→ **REQUIREMENTS**
Exact reproduction of the data is required, with images excluded.

## START SUPPLIED DATA

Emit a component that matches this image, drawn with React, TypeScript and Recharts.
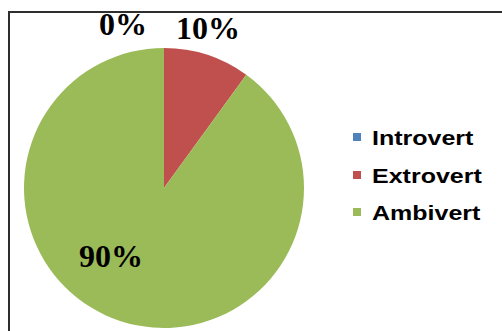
import { PieChart, Pie, Cell, Legend } from 'recharts';

const categories = ['Introvert', 'Extrovert', 'Ambivert'];
const shares = [0, 10, 90];
const colors = ['#4F81BD', '#C0504D', '#9BBB59'];
// label offsets from the pie centre (Excel "best fit" placement)
const labelOffsets = [
  { dx: -41, dy: -153 },
  { dx: 44, dy: -149 },
  { dx: -53, dy: 79 },
];

const data = categories.map((name, i) => ({ name, value: shares[i] }));

const renderLabel = (props: any) => {
  const { cx, cy, index, value } = props;
  const off = labelOffsets[index];
  return (
    <text
      x={cx + off.dx}
      y={cy + off.dy}
      textAnchor="middle"
      fill="#000"
      style={{ fontFamily: '"Liberation Serif", "Times New Roman", serif', fontWeight: 700, fontSize: 32 }}
    >
      {`${value}%`}
    </text>
  );
};

const renderLegend = () => (
  <div style={{ width: 140 }}>
    {categories.map((name, i) => (
      <div key={name} style={{ position: 'relative', height: 37.5, lineHeight: '37.5px' }}>
        <span
          style={{
            position: 'absolute',
            left: 0,
            top: 13,
            width: 8,
            height: 8,
            background: colors[i],
          }}
        />
        <span
          style={{
            position: 'absolute',
            left: 19,
            top: 0,
            fontFamily: '"Liberation Sans", Arial, sans-serif',
            fontWeight: 700,
            fontSize: 20,
            color: '#000',
            whiteSpace: 'nowrap',
            transform: 'scaleX(1.25)',
            transformOrigin: 'left center',
          }}
        >
          {name}
        </span>
      </div>
    ))}
  </div>
);

export default function App() {
  return (
    <div style={{ position: 'fixed', left: 0, top: 0, width: 502, height: 331, background: '#fff', overflow: 'hidden' }}>
      <div
        style={{
          position: 'absolute',
          left: 8,
          top: 11,
          width: 494,
          height: 320,
          borderTop: '2px solid #2e2e2e',
          borderLeft: '2px solid #2e2e2e',
          boxSizing: 'border-box',
        }}
      />
      <div style={{ position: 'absolute', left: 0, top: 0 }}>
        <PieChart width={502} height={331} margin={{ top: 0, right: 0, bottom: 0, left: 0 }}>
          <Pie
            data={data}
            dataKey="value"
            nameKey="name"
            cx={164}
            cy={188}
            outerRadius={140}
            startAngle={90}
            endAngle={-270}
            stroke="none"
            label={renderLabel}
            labelLine={false}
            isAnimationActive={false}
          >
            {data.map((d, i) => (
              <Cell key={d.name} fill={colors[i]} />
            ))}
          </Pie>
          <Legend
            layout="vertical"
            content={renderLegend}
            wrapperStyle={{ position: 'absolute', left: 353, top: 120, width: 140 }}
          />
        </PieChart>
      </div>
    </div>
  );
}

## END SUPPLIED DATA

→ **ANSWER BELOW**
Emit a component that matches this image, drawn with React, TypeScript and Recharts.
import { PieChart, Pie, Cell, Legend } from 'recharts';

const categories = ['Introvert', 'Extrovert', 'Ambivert'];
const shares = [0, 10, 90];
const colors = ['#4F81BD', '#C0504D', '#9BBB59'];
// label offsets from the pie centre (Excel "best fit" placement)
const labelOffsets = [
  { dx: -41, dy: -153 },
  { dx: 44, dy: -149 },
  { dx: -53, dy: 79 },
];

const data = categories.map((name, i) => ({ name, value: shares[i] }));

const renderLabel = (props: any) => {
  const { cx, cy, index, value } = props;
  const off = labelOffsets[index];
  return (
    <text
      x={cx + off.dx}
      y={cy + off.dy}
      textAnchor="middle"
      fill="#000"
      style={{ fontFamily: '"Liberation Serif", "Times New Roman", serif', fontWeight: 700, fontSize: 32 }}
    >
      {`${value}%`}
    </text>
  );
};

const renderLegend = () => (
  <div style={{ width: 140 }}>
    {categories.map((name, i) => (
      <div key={name} style={{ position: 'relative', height: 37.5, lineHeight: '37.5px' }}>
        <span
          style={{
            position: 'absolute',
            left: 0,
            top: 13,
            width: 8,
            height: 8,
            background: colors[i],
          }}
        />
        <span
          style={{
            position: 'absolute',
            left: 19,
            top: 0,
            fontFamily: '"Liberation Sans", Arial, sans-serif',
            fontWeight: 700,
            fontSize: 20,
            color: '#000',
            whiteSpace: 'nowrap',
            transform: 'scaleX(1.25)',
            transformOrigin: 'left center',
          }}
        >
          {name}
        </span>
      </div>
    ))}
  </div>
);

export default function App() {
  return (
    <div style={{ position: 'fixed', left: 0, top: 0, width: 502, height: 331, background: '#fff', overflow: 'hidden' }}>
      <div
        style={{
          position: 'absolute',
          left: 8,
          top: 11,
          width: 494,
          height: 320,
          borderTop: '2px solid #2e2e2e',
          borderLeft: '2px solid #2e2e2e',
          boxSizing: 'border-box',
        }}
      />
      <div style={{ position: 'absolute', left: 0, top: 0 }}>
        <PieChart width={502} height={331} margin={{ top: 0, right: 0, bottom: 0, left: 0 }}>
          <Pie
            data={data}
            dataKey="value"
            nameKey="name"
            cx={164}
            cy={188}
            outerRadius={140}
            startAngle={90}
            endAngle={-270}
            stroke="none"
            label={renderLabel}
            labelLine={false}
            isAnimationActive={false}
          >
            {data.map((d, i) => (
              <Cell key={d.name} fill={colors[i]} />
            ))}
          </Pie>
          <Legend
            layout="vertical"
            content={renderLegend}
            wrapperStyle={{ position: 'absolute', left: 353, top: 120, width: 140 }}
          />
        </PieChart>
      </div>
    </div>
  );
}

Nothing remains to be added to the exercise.